I think to myself often, does anyone travel down the same path that causes so much pain, suffering, and loss just to have HOPE that it'll all work out the second time you try it?
I don't think many people do beside childbirth, and marriage. Two HUGE things that we hope to love this person forever, and hope for the best outcomes, yet, it can all come crashing down on you in a matter of seconds....
so these last 11 weeks I hold my breath, and my belly, embrace the little mans kicks, and wish away to the time when I am holding him in my arms.
Seeing his little eyes look up at me with knowledge that his big sister lead him here safe and sound, hearing his little noises, cries, screams,
smelling that newborn smell and feeling his chest rise and fall with every beat of his heart.
ohhh how I ache, long, yearn to have all these things...12 months ago...I now ache, long and yearn for this little man to come into my life to fill this hole in my heart.

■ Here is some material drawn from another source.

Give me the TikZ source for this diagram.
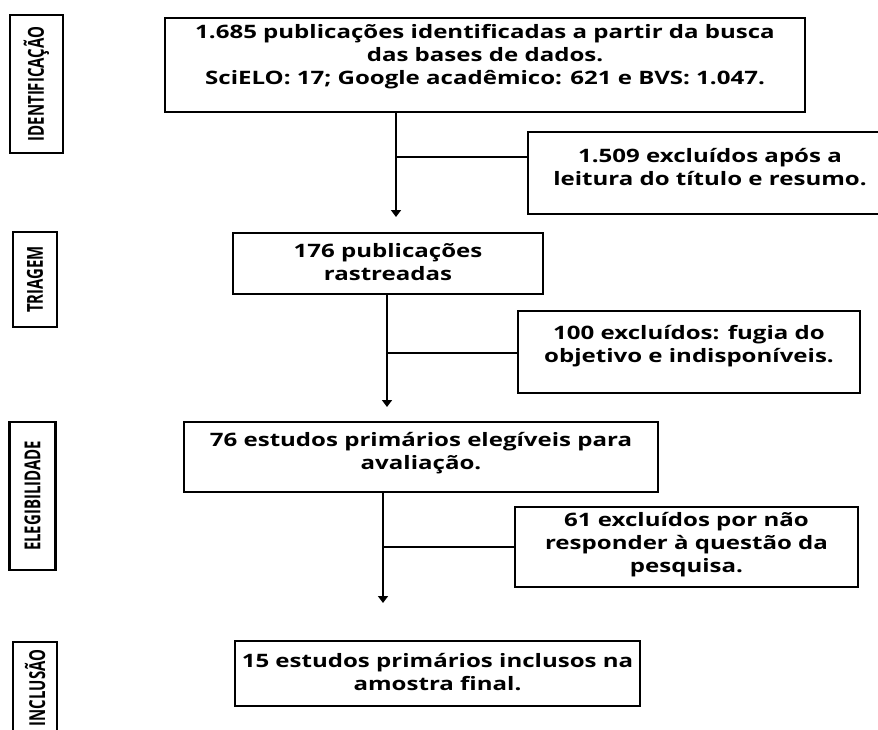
\documentclass[tikz,border=0pt]{standalone}
\usepackage{fontspec}
\setmainfont{Open Sans}[FakeStretch=1.3]
\newfontfamily\condfont[FakeStretch=0.68]{Open Sans}
\usetikzlibrary{arrows.meta}
\tikzset{
  box/.style={draw=black, line width=2.8pt, fill=white, inner sep=0pt},
  lab/.style={draw=black, line width=2.4pt, inner sep=0pt},
  labtxt/.style={rotate=90, font=\condfont\bfseries\fontsize{22}{24}\selectfont, inner sep=0pt},
  txt/.style={align=center, font=\bfseries\fontsize{18.5}{23}\selectfont, inner sep=0pt},
  stem/.style={line width=2.4pt, -{Triangle[width=10pt,length=7pt]}},
  branch/.style={line width=1.8pt}
}
\begin{document}
\begin{tikzpicture}[x=1pt,y=-1pt]
\useasboundingbox (0,0) rectangle (878,729);
% phase labels
\node[lab, minimum width=53, minimum height=138] (l1) at (36.5,84) {};
\node[labtxt] at (l1.center) {IDENTIFICAÇÃO};
\node[lab, minimum width=44, minimum height=95] (l2) at (35,279.5) {};
\node[labtxt] at (l2.center) {TRIAGEM};
\node[lab, minimum width=46, minimum height=148] (l3) at (32.5,496) {};
\node[labtxt] at (l3.center) {ELEGIBILIDADE};
\node[lab, minimum width=44, minimum height=120] (l4) at (35,702) {};
\node[labtxt] (l4t) at (35,688) {INCLUSÃO};
% main boxes
\node[box, minimum width=640, minimum height=94] (b1) at (485,65) {};
\node[txt] (t1) at (485,57) {1.685 publicações identificadas a partir da busca\\das bases de dados.\\SciELO: 17; Google acadêmico: 621 e BVS: 1.047.};
\node[box, minimum width=352, minimum height=82] (b2) at (704,173) {};
\node[txt] (t2) at (710,167) {1.509 excluídos após a\\leitura do título e resumo.};
\node[box, minimum width=310, minimum height=61] (b3) at (388,263.5) {};
\node[txt] (t3) at (388,262) {176 publicações\\rastreadas};
\node[box, minimum width=342, minimum height=82] (b4) at (689,352) {};
\node[txt] (t4) at (689,346) {100 excluídos: fugia do\\objetivo e indisponíveis.};
\node[box, minimum width=474, minimum height=70] (b5) at (421,457) {};
\node[txt] (t5) at (421,453) {76 estudos primários elegíveis para\\avaliação.};
\node[box, minimum width=343, minimum height=80] (b6) at (686.5,547) {};
\node[txt] (t6) at (686.5,545) {61 excluídos por não\\responder à questão da\\pesquisa.};
\node[box, minimum width=405, minimum height=65] (b7) at (437.5,673.5) {};
\node[txt] (t7) at (437.5,672) {15 estudos primários inclusos na\\amostra final.};
% connectors
\coordinate (a1) at (396,217);
\coordinate (j1) at (396,157);
\draw[stem] (b1.south -| a1) -- (a1);
\draw[branch] (j1) -- (j1 -| b2.west);
\coordinate (a2) at (387,407);
\coordinate (j2) at (387,353);
\draw[stem] (b3.south -| a2) -- (a2);
\draw[branch] (j2) -- (j2 -| b4.west);
\coordinate (a3) at (383,603);
\coordinate (j3) at (383,547);
\draw[stem] (b5.south -| a3) -- (a3);
\draw[branch] (j3) -- (j3 -| b6.west);
\end{tikzpicture}
\end{document}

Cruz, You are my son shine,
so God, please don't take my son shine away!
5 comments:
I kept meaning to comment on your 30th post but kept forgetting.
First, I want to say how amazing your IzzyJane celebration was. I am so glad we came and so glad I got to meet you! It was a perfect celebration for your perfect butterfly :)
Second, it's amazing how comforting that song (you are my sunshine)is. It is our song for Felicity and the theme for her first birthday this Sunday! We are doing a sunshine and rainbow theme for our rainbow baby. I can't wait for you to get your rainbow baby. I know how scary the last few weeks are, hang in there!
I would love to talk to you some more! We should get together sometime. I can't remember if I read this on your blog or just assumed it, but do you do hair?
You look great (and tiny) holy schnikies I look
Like a Giant whale next to you :) I totally get the hope and fear and lack of excitement. I can not wait to look into our babies eyes!!!
You look beautiful. So excited for you as you move closer to meeting your little boy. ;)
Molls,
Hang in there! Ah! I do wish I could fast forward time. I believe with all my heart that little Cruz is coming, and he is coming to stay. Just keep doing what you are doing, because you are doing so well.
Come on little son shine - get here quick!
Love you - Ash
SUCH A BEAUTIFUL PHOTO OF YOU! Love the song! So so cute!